Bellicose pre-match declarations such as how desperate ‘the lads’ are to win silverware for the departing Pellegrini have a distinctly hollow ring because once the whistle blows, and the opposition scrap and harry, City retreat to a stale, ineffective imitation of the type of football that once blitzed all and sundry.

Considering the gravity of yesterday’s game I would have much rather the players recklessly launched into challenges from the off and given Mark Clattenburg a semi-legitimate cause to screw us over with a first half dismissal. At least then we’d have gone down snarling. At least then it would have appeared that we cared and cared deeply.

Instead it was the same-old same-old, a now-ponderous template that is employed no matter the opposition and one that has long been sussed out by any coach of merit. Defend en masse centrally; should City reach the by-line ensure two midfielders are there for the inevitable pull-back (a trick that is now as wearisome as a coin from behind the ear); relentlessly press a clearly beleaguered Silva; break in numbers to fully capitalise on an exposed back-four.

Yet on they persist, their unforgivable resistance to change or evolution resulting in a paltry amount of chances and a reliance on Aguero or Toure sometimes saving the day with individual brilliance.

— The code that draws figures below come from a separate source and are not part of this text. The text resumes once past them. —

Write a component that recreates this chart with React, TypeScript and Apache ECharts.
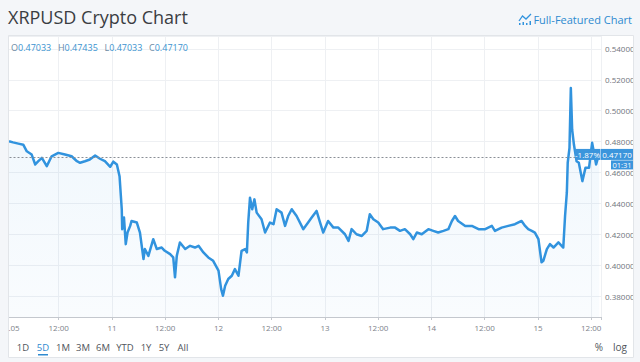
import React, { useEffect, useRef } from 'react';
import * as echarts from 'echarts';

// time in hours since day 10, 00:00
const hours = [
  0.8, 1.7, 2.9, 4.0, 4.8, 5.9, 6.7, 7.4, 8.2, 9.3,
  10.4, 11.9, 13.4, 14.9, 16.1, 16.8, 17.9, 19.0, 20.2, 21.3,
  22.4, 23.6, 24.3, 25.1, 25.7, 26.0, 26.2, 26.3, 26.7, 27.1,
  27.5, 28.1, 28.4, 29.6, 30.3, 31.1, 31.4, 32.2, 33.3, 34.1,
  35.2, 35.9, 37.1, 37.8, 38.2, 38.6, 39.3, 40.5, 41.6, 42.7,
  43.5, 44.6, 45.7, 46.8, 48.0, 48.6, 49.0, 49.5, 50.2, 51.0,
  51.7, 52.5, 53.2, 54.0, 54.4, 54.7, 55.1, 55.6, 56.1, 56.6,
  57.7, 58.5, 59.6, 60.4, 61.1, 62.2, 63.0, 63.7, 64.5, 65.6,
  67.1, 68.2, 69.0, 70.1, 70.9, 71.6, 72.7, 73.9, 75.0, 76.5,
  77.3, 78.0, 79.1, 80.3, 81.4, 82.1, 82.9, 84.0, 85.1, 86.7,
  87.8, 88.9, 90.0, 91.2, 91.9, 92.7, 93.8, 95.3, 96.4, 97.5,
  98.7, 99.8, 100.6, 101.3, 102.0, 103.6, 105.1, 106.6, 108.1, 109.6,
  110.3, 111.8, 113.3, 114.8, 116.3, 117.1, 117.8, 118.6, 119.3, 120.1,
  120.8, 121.2, 122.0, 122.7, 123.5, 124.6, 125.7, 126.1, 126.5, 126.7,
  127.1, 127.4, 127.7, 128.1, 128.7, 129.2, 130.0, 130.7, 131.5, 132.2,
  133.1, 133.5, 133.8,
];

const prices = [
  0.4802, 0.4795, 0.4787, 0.4780, 0.4737, 0.4716, 0.4652, 0.4673, 0.4695, 0.4641,
  0.4705, 0.4727, 0.4716, 0.4705, 0.4673, 0.4663, 0.4673, 0.4684, 0.4710, 0.4689,
  0.4673, 0.4637, 0.4670, 0.4652, 0.4576, 0.4447, 0.4362, 0.4233, 0.4308, 0.4136,
  0.4211, 0.4254, 0.4286, 0.4276, 0.4211, 0.4039, 0.4104, 0.4060, 0.4168, 0.4104,
  0.4114, 0.4093, 0.4071, 0.4050, 0.3921, 0.4060, 0.4147, 0.4104, 0.4125, 0.4114,
  0.4125, 0.4082, 0.4050, 0.4028, 0.3964, 0.3845, 0.3802, 0.3867, 0.3910, 0.3931,
  0.3974, 0.3931, 0.4093, 0.4104, 0.4082, 0.4276, 0.4437, 0.4362, 0.4426, 0.4340,
  0.4297, 0.4211, 0.4276, 0.4265, 0.4362, 0.4340, 0.4254, 0.4318, 0.4362, 0.4318,
  0.4233, 0.4276, 0.4308, 0.4351, 0.4276, 0.4211, 0.4286, 0.4243, 0.4243, 0.4200,
  0.4157, 0.4233, 0.4200, 0.4189, 0.4222, 0.4329, 0.4297, 0.4276, 0.4233, 0.4243,
  0.4243, 0.4222, 0.4233, 0.4200, 0.4168, 0.4211, 0.4200, 0.4233, 0.4222, 0.4211,
  0.4222, 0.4233, 0.4286, 0.4318, 0.4286, 0.4254, 0.4254, 0.4233, 0.4233, 0.4254,
  0.4222, 0.4243, 0.4254, 0.4265, 0.4286, 0.4254, 0.4233, 0.4222, 0.4211, 0.4168,
  0.4018, 0.4028, 0.4104, 0.4136, 0.4114, 0.4147, 0.4114, 0.4318, 0.4469, 0.4663,
  0.4760, 0.5147, 0.4877, 0.4781, 0.4673, 0.4663, 0.4544, 0.4630, 0.4630, 0.4792,
  0.4652, 0.4695, 0.4717,
];

const firstDay = 10;
const cutLabel = '.05';
const ohlcKeys = ['O', 'H', 'L', 'C'];
const ohlcValues = ['0.47033', '0.47435', '0.47033', '0.47170'];
const lastPrice = 0.4717;
const lastPriceText = '0.47170';
const changeText = '-1.87%';
const countdownText = '01:31';
const ranges = ['1D', '5D', '1M', '3M', '6M', 'YTD', '1Y', '5Y', 'All'];
const activeRange = '5D';
const rightButtons = ['%', 'log'];

const BG = '#f4f6f9';
const BLUE = '#3193de';
const FONT = '"Open Sans", "DejaVu Sans", sans-serif';

export default function App() {
  const ref = useRef<HTMLDivElement>(null);

  useEffect(() => {
    if (!ref.current) return;
    const chart = echarts.init(ref.current, undefined, { renderer: 'svg' });
    const data = hours.map((h, i) => [h, prices[i]]);
    chart.setOption({
      animation: false,
      backgroundColor: '#ffffff',
      grid: { left: 5.5, right: 39, top: 36, bottom: 45, containLabel: false },
      xAxis: {
        type: 'value',
        min: 0,
        max: 134.2,
        interval: 12,
        axisLine: { show: true, lineStyle: { color: '#c4c8ce', width: 1 } },
        axisTick: { show: true, length: 3, lineStyle: { color: '#c4c8ce' } },
        axisLabel: {
          color: '#7d828a',
          fontSize: 8,
          fontFamily: FONT,
          margin: 6,
          formatter: (v: number) => {
            if (v <= 0) return '';
            if (Math.abs(v % 24) < 1e-6) return String(firstDay + v / 24);
            if (Math.abs(v % 12) < 1e-6) return '12:00';
            return '';
          },
        },
        splitLine: { show: true, lineStyle: { color: '#eef0f3', width: 1 } },
      },
      yAxis: {
        type: 'value',
        position: 'right',
        min: 0.3664,
        max: 0.5484,
        splitNumber: 9,
        axisLine: { show: true, lineStyle: { color: '#c4c8ce', width: 1 } },
        axisTick: { show: true, length: 3, lineStyle: { color: '#c4c8ce' } },
        axisLabel: {
          color: '#6f747c',
          fontSize: 8,
          fontFamily: FONT,
          margin: 4,
          formatter: (v: number) => {
            const k = v / 0.02;
            return Math.abs(k - Math.round(k)) < 1e-6 ? v.toFixed(5) : '';
          },
        },
        splitLine: { show: true, lineStyle: { color: '#eef0f3', width: 1 } },
      },
      series: [
        {
          type: 'line',
          data,
          showSymbol: false,
          symbol: 'none',
          lineStyle: { color: BLUE, width: 2.5, join: 'round' },
          areaStyle: {
            color: new echarts.graphic.LinearGradient(0, 0, 0, 1, [
              { offset: 0, color: 'rgba(49,147,222,0.11)' },
              { offset: 1, color: 'rgba(49,147,222,0.04)' },
            ]),
          },
          markLine: {
            silent: true,
            symbol: 'none',
            label: { show: false },
            lineStyle: { color: '#8a8f96', type: [2, 2], width: 1 },
            data: [{ yAxis: lastPrice }],
          },
        },
      ],
    });

    const y0 = chart.convertToPixel({ yAxisIndex: 0 }, lastPrice) as number;
    const axisX = chart.convertToPixel({ xAxisIndex: 0 }, 134.2) as number;

    const rangeX = [23, 43, 63, 83, 103, 125, 146, 164, 183];
    const rightX = [599, 620];
    const btnY = 347;

    const ohlcRich: string[] = [];
    ohlcKeys.forEach((k, i) => {
      ohlcRich.push(`{l|${k}}{v|${ohlcValues[i]}}`);
    });

    const graphic: any[] = [
      { type: 'rect', z: 100, shape: { x: 0, y: 0, width: 640, height: 36 }, style: { fill: BG } },
      { type: 'rect', z: 100, shape: { x: 0, y: 36, width: 8, height: 326 }, style: { fill: BG } },
      { type: 'rect', z: 100, shape: { x: 634, y: 36, width: 6, height: 326 }, style: { fill: BG } },
      { type: 'rect', z: 100, shape: { x: 0, y: 358, width: 640, height: 4 }, style: { fill: BG } },
      {
        type: 'rect', z: 101,
        shape: { x: 8.5, y: 35.5, width: 625, height: 322 },
        style: { fill: 'none', stroke: '#e2e5e9', lineWidth: 1 },
      },
      {
        type: 'text', z: 102, x: 8, y: 17,
        style: { text: 'XRPUSD Crypto Chart', font: `18px ${FONT}`, fill: '#3a3d42', verticalAlign: 'middle', align: 'left' },
      },
      {
        type: 'polyline', z: 102,
        shape: { points: [[519, 21], [522.5, 16], [526, 19], [531, 14]] },
        style: { stroke: BLUE, lineWidth: 1.3, fill: 'none' },
      },
      { type: 'rect', z: 102, shape: { x: 519, y: 23, width: 1.5, height: 2 }, style: { fill: BLUE } },
      { type: 'rect', z: 102, shape: { x: 522.5, y: 22, width: 1.5, height: 3 }, style: { fill: BLUE } },
      { type: 'rect', z: 102, shape: { x: 526, y: 23, width: 1.5, height: 2 }, style: { fill: BLUE } },
      { type: 'rect', z: 102, shape: { x: 529.5, y: 21, width: 1.5, height: 4 }, style: { fill: BLUE } },
      {
        type: 'text', z: 102, x: 632, y: 19,
        style: { text: 'Full-Featured Chart', font: `11px ${FONT}`, fill: '#2e8ad0', verticalAlign: 'middle', align: 'right' },
      },
      {
        type: 'text', z: 102, x: 11, y: 47,
        style: {
          text: ohlcRich.join('  '),
          verticalAlign: 'middle',
          align: 'left',
          rich: {
            l: { fontSize: 9, fontFamily: FONT, fill: '#6c8aa3' },
            v: { fontSize: 9, fontFamily: FONT, fill: '#3b93cf' },
          },
        },
      },
      {
        type: 'text', z: 102, x: 14, y: 327,
        style: { text: cutLabel, font: `8px ${FONT}`, fill: '#7d828a', verticalAlign: 'middle', align: 'center' },
      },
      { type: 'rect', z: 103, shape: { x: 575, y: y0 - 5.5, width: 25.5, height: 11 }, style: { fill: '#3b95dc' } },
      {
        type: 'text', z: 104, x: 587.5, y: y0,
        style: { text: changeText, font: `8px ${FONT}`, fill: '#ffffff', verticalAlign: 'middle', align: 'center' },
      },
      { type: 'rect', z: 103, shape: { x: axisX, y: y0 - 5.5, width: 633 - axisX, height: 11 }, style: { fill: '#3b95dc' } },
      {
        type: 'text', z: 104, x: (axisX + 633) / 2, y: y0,
        style: { text: lastPriceText, font: `8px ${FONT}`, fill: '#ffffff', verticalAlign: 'middle', align: 'center' },
      },
      { type: 'rect', z: 103, shape: { x: 611, y: y0 + 6, width: 22, height: 9 }, style: { fill: '#3b95dc' } },
      {
        type: 'text', z: 104, x: 622, y: y0 + 10.5,
        style: { text: countdownText, font: `7.5px ${FONT}`, fill: '#ffffff', verticalAlign: 'middle', align: 'center' },
      },
    ];

    ranges.forEach((r, i) => {
      const active = r === activeRange;
      graphic.push({
        type: 'text', z: 102, x: rangeX[i], y: btnY,
        style: { text: r, font: `9.5px ${FONT}`, fill: active ? '#2e8ad0' : '#50555c', verticalAlign: 'middle', align: 'center' },
      });
      if (active) {
        graphic.push({
          type: 'rect', z: 102, shape: { x: rangeX[i] - 5, y: btnY + 7, width: 10, height: 1.5 },
          style: { fill: '#2e8ad0' },
        });
      }
    });
    rightButtons.forEach((r, i) => {
      graphic.push({
        type: 'text', z: 102, x: rightX[i], y: btnY,
        style: { text: r, font: `10px ${FONT}`, fill: '#50555c', verticalAlign: 'middle', align: 'center' },
      });
    });

    chart.setOption({ graphic });

    return () => chart.dispose();
  }, []);

  return (
    <div
      ref={ref}
      style={{ position: 'fixed', left: 0, top: 0, width: 640, height: 362 }}
    />
  );
}
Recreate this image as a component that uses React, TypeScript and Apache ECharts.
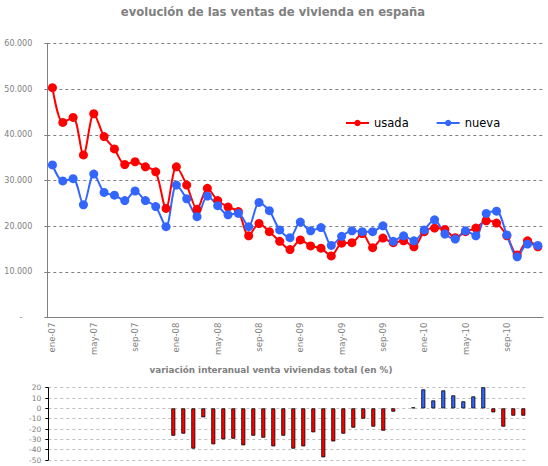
import React, { useEffect, useRef } from "react";
import * as echarts from "echarts";

const months = [
  "ene-07","feb-07","mar-07","abr-07","may-07","jun-07","jul-07","ago-07","sep-07","oct-07","nov-07","dic-07",
  "ene-08","feb-08","mar-08","abr-08","may-08","jun-08","jul-08","ago-08","sep-08","oct-08","nov-08","dic-08",
  "ene-09","feb-09","mar-09","abr-09","may-09","jun-09","jul-09","ago-09","sep-09","oct-09","nov-09","dic-09",
  "ene-10","feb-10","mar-10","abr-10","may-10","jun-10","jul-10","ago-10","sep-10","oct-10","nov-10","dic-10",
];

const usada = [
  50300, 42700, 43800, 35600, 44600, 39600, 36900, 33500, 34100, 33000, 31900, 23900,
  33000, 29000, 23700, 28300, 25600, 24200, 23200, 17900, 20600, 18800, 16700, 14900,
  17000, 15700, 15200, 13500, 16300, 16400, 18400, 15300, 17400, 16400, 16800, 15500,
  18800, 19600, 19300, 17500, 18800, 19600, 21200, 20700, 17900, 13700, 16800, 15500,
];

const nueva = [
  33400, 29900, 30400, 24700, 31400, 27400, 26800, 25600, 27700, 25600, 24300, 19900,
  29000, 26000, 22100, 26600, 24500, 22500, 22800, 19900, 25200, 23400, 19200, 17500,
  20900, 19000, 19700, 15800, 17800, 19000, 18800, 18800, 20100, 16700, 17900, 16800,
  19200, 21400, 18300, 17200, 19000, 17900, 22800, 23300, 18100, 13300, 16100, 15800,
];

const variacion = [
  null, null, null, null, null, null, null, null, null, null, null, null,
  -26.5, -24.5, -39, -8.7, -34.8, -30, -29.4, -35.8, -26.5, -28.4, -36.8, -26.5,
  -39, -36.8, -23.2, -47.4, -32, -24.5, -18.7, -10, -17.7, -21.6, -3.2, null,
  1, 18.4, 7.7, 17.4, 12.6, 6.8, 11.6, 22.6, -3.9, -17.7, -7.1, -7.1,
];

const seriesNames = ["usada", "nueva"];
const titleMain = "evolución de las ventas de vivienda en españa";
const titleSub = "variación interanual venta viviendas total (en %)";

const FONT = "'DejaVu Sans', Verdana, sans-serif";
const GREY = "#808080";
const RED = "#ff0000";
const BLUE = "#3366ff";

function fmtThousands(v: number): string {
  const s = Math.round(v).toString();
  return s.replace(/\B(?=(\d{3})+(?!\d))/g, ".");
}

export default function App() {
  const ref = useRef<HTMLDivElement>(null);

  useEffect(() => {
    document.body.style.margin = "0";
    if (!ref.current) return;
    const chart = echarts.init(ref.current, undefined, { renderer: "svg" });
    chart.setOption({
      animation: false,
      backgroundColor: "#ffffff",
      graphic: [
        {
          type: "text",
          x: 273,
          y: 12,
          style: {
            text: titleMain,
            font: `bold 11.6px ${FONT}`,
            fill: GREY,
            textAlign: "center",
            textVerticalAlign: "middle",
          },
        },
        {
          type: "text",
          x: 271,
          y: 370,
          style: {
            text: titleSub,
            font: `bold 8.8px ${FONT}`,
            fill: GREY,
            textAlign: "center",
            textVerticalAlign: "middle",
          },
        },
      ],
      legend: {
        data: seriesNames,
        left: 340,
        top: 112,
        itemWidth: 23,
        itemHeight: 8,
        itemGap: 27,
        textStyle: { fontFamily: FONT, fontSize: 11.5, color: "#000000" },
      },
      grid: [
        { left: 47.3, top: 43.3, right: 5, bottom: 148.3 },
        { left: 48.3, top: 387.7, right: 19.7, bottom: 6 },
      ],
      xAxis: [
        {
          type: "category",
          gridIndex: 0,
          data: months,
          boundaryGap: true,
          axisLine: { lineStyle: { color: GREY, width: 1 } },
          axisTick: { interval: 3, length: 4, alignWithLabel: false, lineStyle: { color: GREY } },
          axisLabel: {
            interval: 3,
            rotate: 90,
            margin: 5,
            fontSize: 8.5,
            fontFamily: FONT,
            color: GREY,
          },
          splitLine: { show: false },
        },
        {
          type: "category",
          gridIndex: 1,
          data: months,
          boundaryGap: true,
          show: false,
        },
      ],
      yAxis: [
        {
          type: "value",
          gridIndex: 0,
          min: 0,
          max: 60000,
          interval: 10000,
          axisLine: { show: true, lineStyle: { color: GREY, width: 1 } },
          axisTick: { show: true, length: 3, lineStyle: { color: GREY } },
          axisLabel: {
            margin: 15,
            fontSize: 8,
            fontFamily: FONT,
            color: GREY,
            formatter: (v: number) => (v === 0 ? "{z|-}" : fmtThousands(v)),
            rich: {
              z: { fontSize: 8, fontFamily: FONT, color: GREY, padding: [0, 10, 0, 0] },
            },
          },
          splitLine: { show: true, lineStyle: { color: GREY, type: [3, 3], width: 1 } },
        },
        {
          type: "value",
          gridIndex: 1,
          min: -50,
          max: 20,
          interval: 10,
          axisLine: { show: true, lineStyle: { color: "#000000", width: 1 } },
          axisTick: { show: true, length: 3, lineStyle: { color: "#000000" } },
          axisLabel: { margin: 7, fontSize: 7.5, fontFamily: FONT, color: GREY },
          splitLine: { show: true, lineStyle: { color: "#c0c0c0", type: [3, 3], width: 1 } },
        },
      ],
      series: [
        {
          name: seriesNames[0],
          type: "line",
          xAxisIndex: 0,
          yAxisIndex: 0,
          data: usada,
          smooth: 0.3,
          symbol: "circle",
          symbolSize: 9,
          showSymbol: true,
          showAllSymbol: true,
          lineStyle: { color: RED, width: 2 },
          itemStyle: { color: RED },
        },
        {
          name: seriesNames[1],
          type: "line",
          xAxisIndex: 0,
          yAxisIndex: 0,
          data: nueva,
          smooth: 0.3,
          symbol: "circle",
          symbolSize: 9,
          showSymbol: true,
          showAllSymbol: true,
          lineStyle: { color: BLUE, width: 2 },
          itemStyle: { color: BLUE },
        },
        {
          name: "variación",
          type: "bar",
          xAxisIndex: 1,
          yAxisIndex: 1,
          barWidth: 4,
          data: variacion.map((v) =>
            v === null
              ? null
              : { value: v, itemStyle: { color: v >= 0 ? BLUE : RED, borderColor: "#000000", borderWidth: 0.8 } }
          ),
        },
      ],
    });
    return () => chart.dispose();
  }, []);

  return <div ref={ref} style={{ width: 548, height: 466 }} />;
}
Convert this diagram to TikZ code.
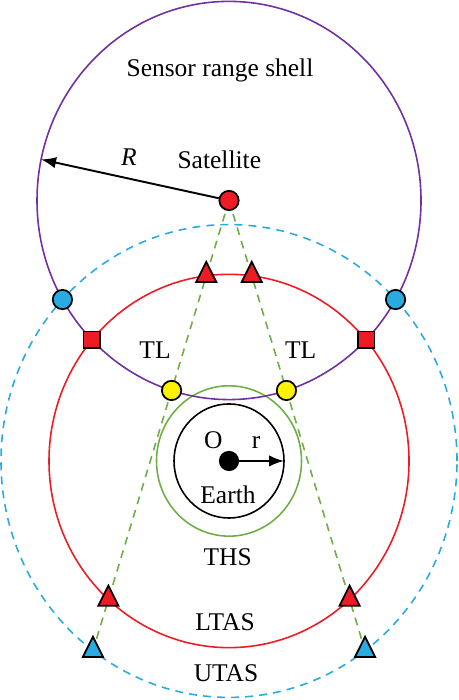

City have become a bully with his trousers pulled down who realises all too late that he hasn’t developed sufficient personality to save face with a clever quip so tries to threaten menace with his trousers pulled down.

I have read and heard several times of late that City’s mediocrity this season is a result of them nearing the end of a natural cycle. It is a hypothesis put forward by Blues I have a great deal of time and respect for but for me that smacks of pseudo-intellectualism. And it attempts to excuse the inexcusable.

Let us though, for arguments sake, say there is substance to this claim; that this recently great side has exhausted itself to that of a mayfly in June. It then squares the blame directly at the feet of a mere handful of mainstays who – regardless of their undeniable influence – now find themselves underperforming in a team that is dramatically different to the 23 who won the title in 2011/12.

So does that excuse the going-through-the-motions powderpuff lack of desire that is pernicious throughout the whole present squad? I would say not. It partly explains perhaps but like Pellegrini’s stubbornness, Yaya’s poor deployment and industry, a cruel injury streak, the players in a psychological holding pattern as they await the arrival of Pep, and the inexplicable loss of form from key performers at key times it amounts to an imperfect storm of disappointments.

At the heart of this storm is a lack of one.

That is what I cannot stomach and what I have witnessed time and time again this term. Being out-thought is one thing but being out-fought? Not wearing that shirt you fucking don’t whether you’re chasing the title or battling relegation.

In the next fortnight City face a double-header with Liverpool in the Capital One Cup final and the league. Jurgen Klopp’s men will gegenpress, full of high-intensity running and desire. City will attempt to play their football and appear pedestrian and ABC. Whatever the outcomes of these two matches the above will happen.

They will want it more and they will fight for it more and there is something very, very wrong about that.